Around the ages of fourteen and fifteen, most of my friends decided to try high school. I had taken a few correspondence courses just to prove to myself that I was competent in English and Math, but I did not have the interest in going to school on a full time basis and was probably a little afraid of the idea as well. So I choose to stay out of high school. This time of my life was emotionally challenging, to say the least. Not only was I growing up and wanting an identity of my own, but I was also dealing with the fact that I was choosing a different life from my peers.
Insecurity about their bodies, loneliness and lack of self-direction and purpose are things that most young people go through. I was not excluded from this, regardless of how excluded I felt from my peers. Being considered a “homeschooler” – when the last thing I wanted is to be associated with was home – was not easy. Yet, I’m inclined to believe that it’s worth coming to terms with your personal identity without the added complications of simply throwing yourself into the mesh of pop culture known as high school.
After the freedom provided by learning to drive allowed me to find work, attend part-time courses at college, and develop a social life, I gained enough confidence to travel to Europe when I was nineteen and then move half way across the country to Winnipeg with some friends and go to college.
After four years in Winnipeg, a diploma in Structural Civil Engineering, and some good work experience as an Engineering Technologist, I moved to Vancouver thinking I was now headed for the full time job, nice apartment, settling down type of life that all newly graduated people want. Right? Wrong. Boring! Skipping a few years ahead, I’m now a self-employed, self-taught, web programmer with my own company.
My dream? To produce a well-designed magazine with its entire content dedicated to art and ideas of alternative learners around the world! Anything from theories on quantum physics to pencil sketches of unicorns. I’m calling it My Art & Mind.
With this dream, I’ve come full circle, back to the creative processes I loved as a child, the same processes that allowed me to spend hours chasing snakes, cracking codes, rescuing princesses, drawing horses, and building miniature worlds out of balsa wood and modeling clay. I had no idea where this process would lead me, and it’s probably good I still don’t.
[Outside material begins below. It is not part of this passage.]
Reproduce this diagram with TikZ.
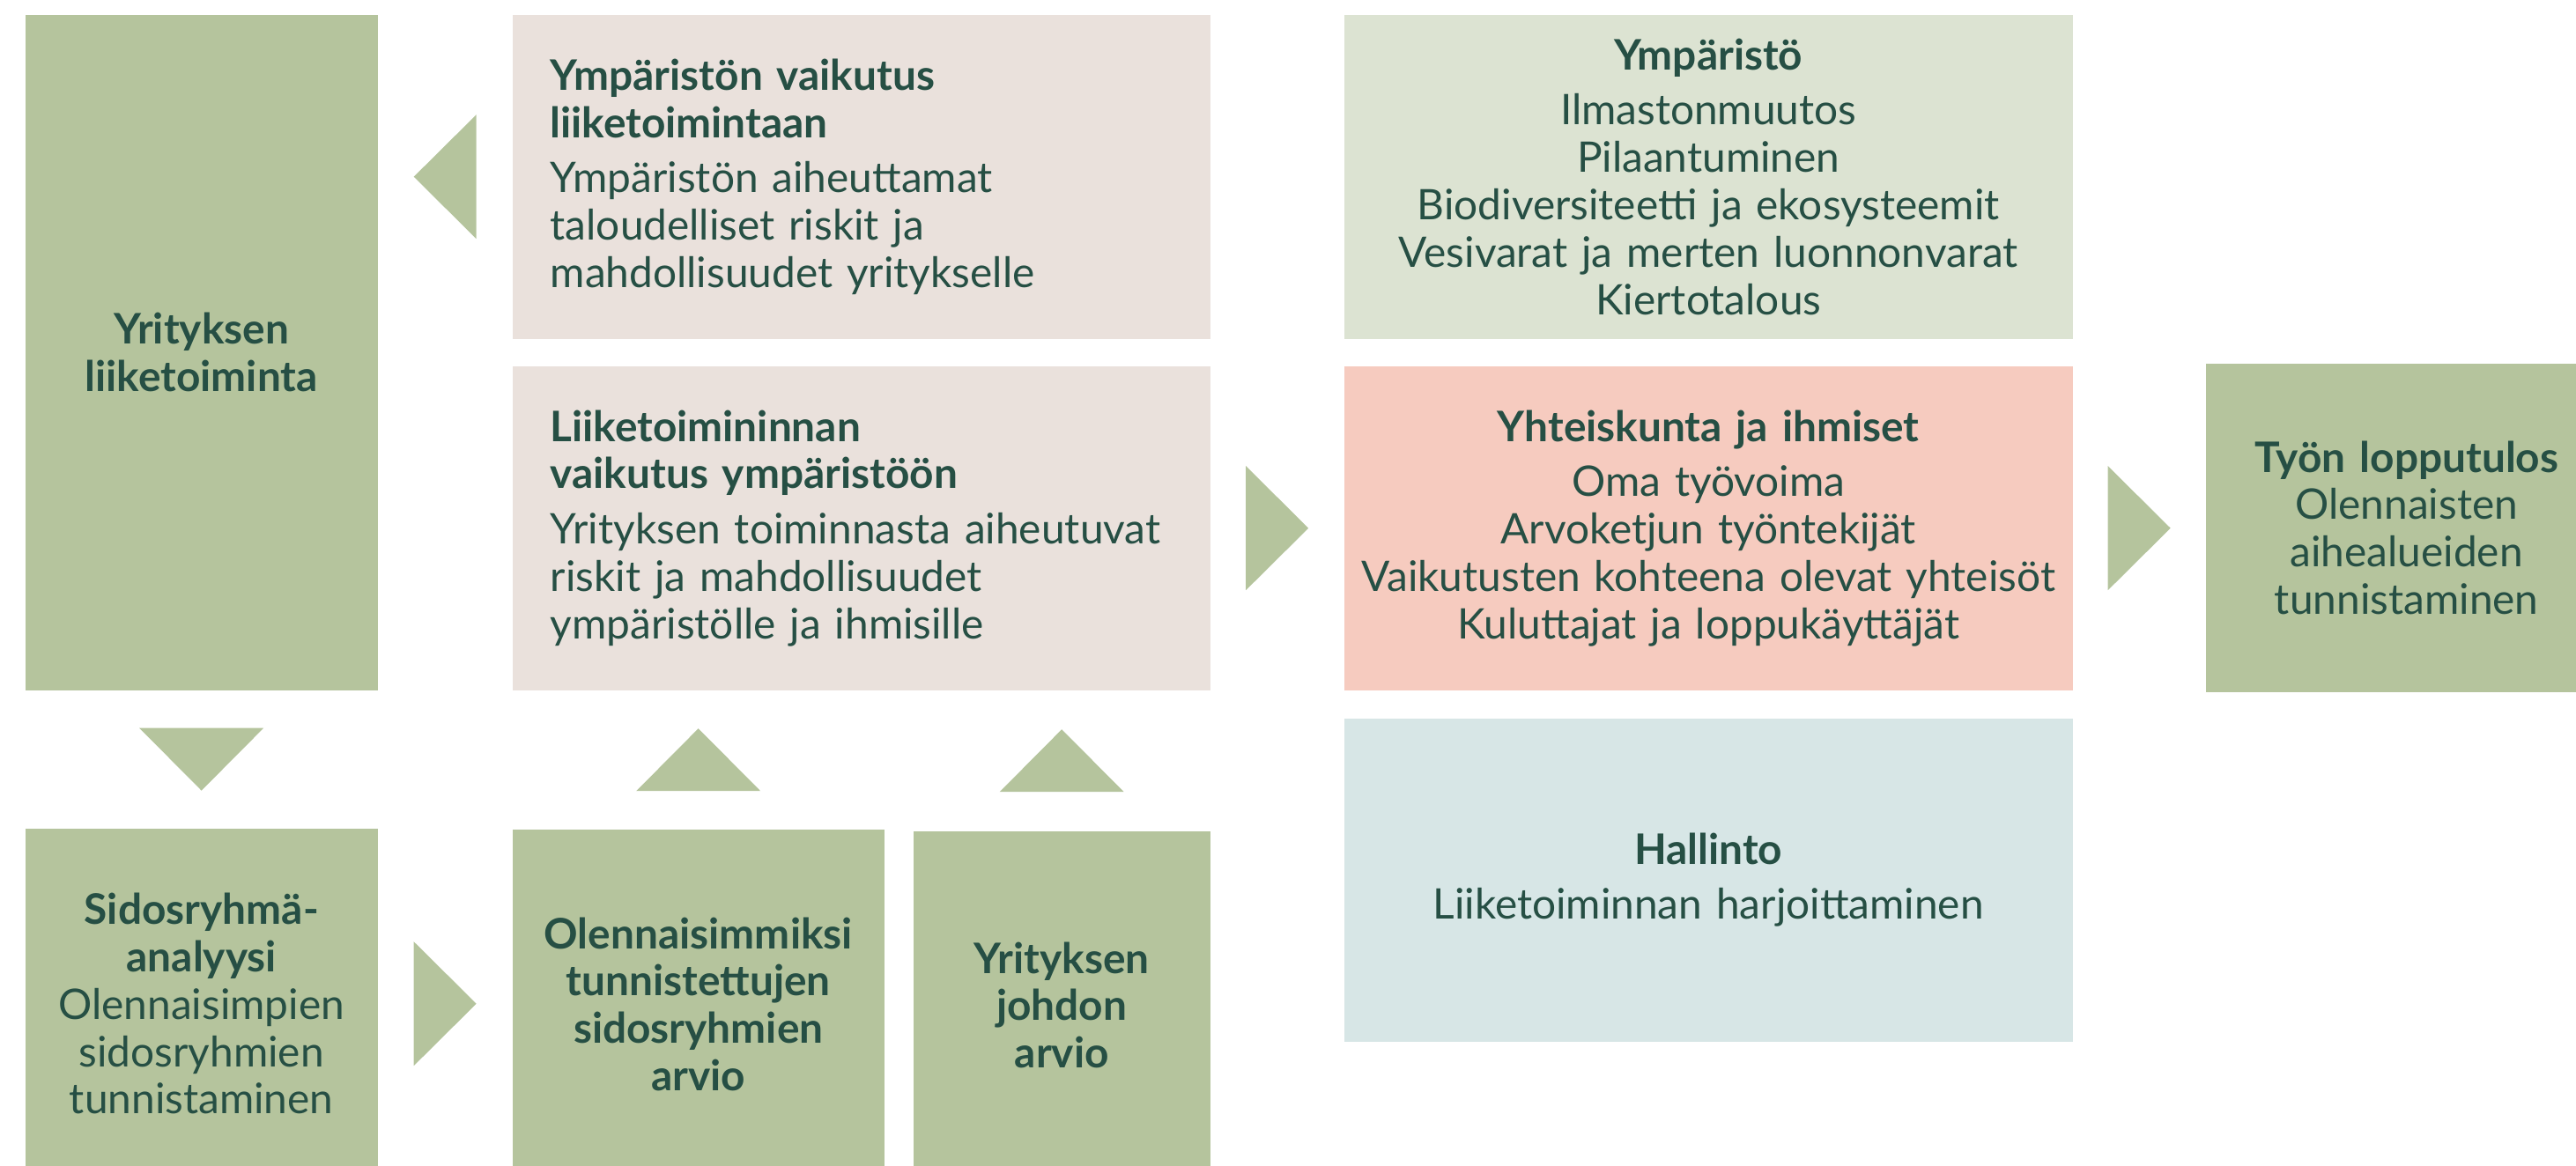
\documentclass[tikz,border=0pt]{standalone}
\usepackage{fontspec}
\setmainfont{Lato}
\usetikzlibrary{calc}

\definecolor{leaf}{HTML}{B5C49D}
\definecolor{sand}{HTML}{EAE1DC}
\definecolor{sage}{HTML}{DCE3D2}
\definecolor{salmon}{HTML}{F6CBBF}
\definecolor{mist}{HTML}{D7E6E6}
\definecolor{ink}{HTML}{264F44}

\newcommand{\panelfont}{\fontsize{13.6}{15.3}\selectfont}
\newcommand{\pointer}[2]{\fill[leaf, shift={#1}, rotate=#2] (-35.5,-70.5) -- (35.5,0) -- (-35.5,70.5) -- cycle;}

\tikzset{
  panel/.style={anchor=north west, inner ysep=0pt, text=ink, font=\panelfont},
  centred/.style={panel, inner xsep=0pt, align=center},
  flushed/.style={panel, inner xsep=4.3mm, align=left},
}

\begin{document}
\begin{tikzpicture}[x=0.1mm, y=-0.1mm]
  \clip (0,0) rectangle (2924,1323);

  % Left column
  \node[centred, fill=leaf, text width=40mm, minimum height=76.7mm] (firm) at (28,16)
    {\textbf{Yrityksen}\\ \textbf{liiketoiminta}};
  \node[centred, fill=leaf, text width=40mm, minimum height=39.8mm] (stake) at (28,940)
    {\textbf{Sidosryhmä-}\\ \textbf{analyysi}\\ Olennaisimpien\\ sidosryhmien\\ tunnistaminen};

  % Impact boxes
  \node[flushed, fill=sand, text width=70.6mm, minimum height=36.8mm] (envimpact) at (581,16)
    {\textbf{Ympäristön vaikutus}\\ \textbf{liiketoimintaan}\\[2.5pt] Ympäristön aiheuttamat\\ taloudelliset riskit ja\\ mahdollisuudet yritykselle};
  \node[flushed, fill=sand, text width=70.6mm, minimum height=36.8mm] (bizimpact) at (581,415)
    {\textbf{Liiketoimininnan}\\ \textbf{vaikutus ympäristöön}\\[2.5pt] Yrityksen toiminnasta aiheutuvat\\ riskit ja mahdollisuudet\\ ympäristölle ja ihmisille};

  % Assessments
  \node[centred, fill=leaf, text width=42.2mm, minimum height=39.7mm] (material) at (581,941)
    {\textbf{Olennaisimmiksi}\\ \textbf{tunnistettujen}\\ \textbf{sidosryhmien}\\ \textbf{arvio}};
  \node[centred, fill=leaf, text width=33.7mm, minimum height=39.5mm] (board) at (1036,943)
    {\textbf{Yrityksen}\\ \textbf{johdon}\\ \textbf{arvio}};

  % Topics
  \node[centred, fill=sage, text width=82.7mm, minimum height=36.8mm] (nature) at (1525,16)
    {\textbf{Ympäristö}\\[2.5pt] Ilmastonmuutos\\ Pilaantuminen\\ Biodiversiteetti ja ekosysteemit\\ Vesivarat ja merten luonnonvarat\\ Kiertotalous};
  \node[centred, fill=salmon, text width=82.7mm, minimum height=36.8mm] (society) at (1525,415)
    {\textbf{Yhteiskunta ja ihmiset}\\[2.5pt] Oma työvoima\\ Arvoketjun työntekijät\\ Vaikutusten kohteena olevat yhteisöt\\ Kuluttajat ja loppukäyttäjät};
  \node[centred, fill=mist, text width=82.7mm, minimum height=36.7mm] (governance) at (1525,815)
    {\textbf{Hallinto}\\[2.5pt] Liiketoiminnan harjoittaminen};

  % Outcome
  \node[centred, fill=leaf, text width=45.6mm, minimum height=37.3mm] (result) at (2503,412)
    {\textbf{Työn lopputulos}\\ Olennaisten\\ aihealueiden\\ tunnistaminen};

  % Pointers
  \pointer{($(firm.east |- envimpact.west)!0.5!(envimpact.west)$)}{180}
  \pointer{($(bizimpact.east)!0.5!(society.west)$)}{0}
  \pointer{($(society.east)!0.5!(society.east -| result.west)$)}{0}
  \pointer{($(firm.south)!0.5!(firm.south |- stake.north)$)}{270}
  \pointer{($(bizimpact.south -| material.north)!0.5!(material.north)$)}{90}
  \pointer{($(bizimpact.south -| board.north)!0.5!(board.north)$)}{90}
  \pointer{($(stake.east)!0.5!(stake.east -| material.west)$)}{0}
\end{tikzpicture}
\end{document}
But if it’s half as good as where I’ve been, I’m willing to find out!
Lara Kehler is a self-described “grown up Homeschooler.” Her EZine featuring the work (poetry, stories, ideas, art and more) of self-directed learners was launched just as this article was being published in Life Learning Magazine's first issue in early 2002. She is now a mother as well as a designer, artist, and independent game developer based in Vancouver B.C.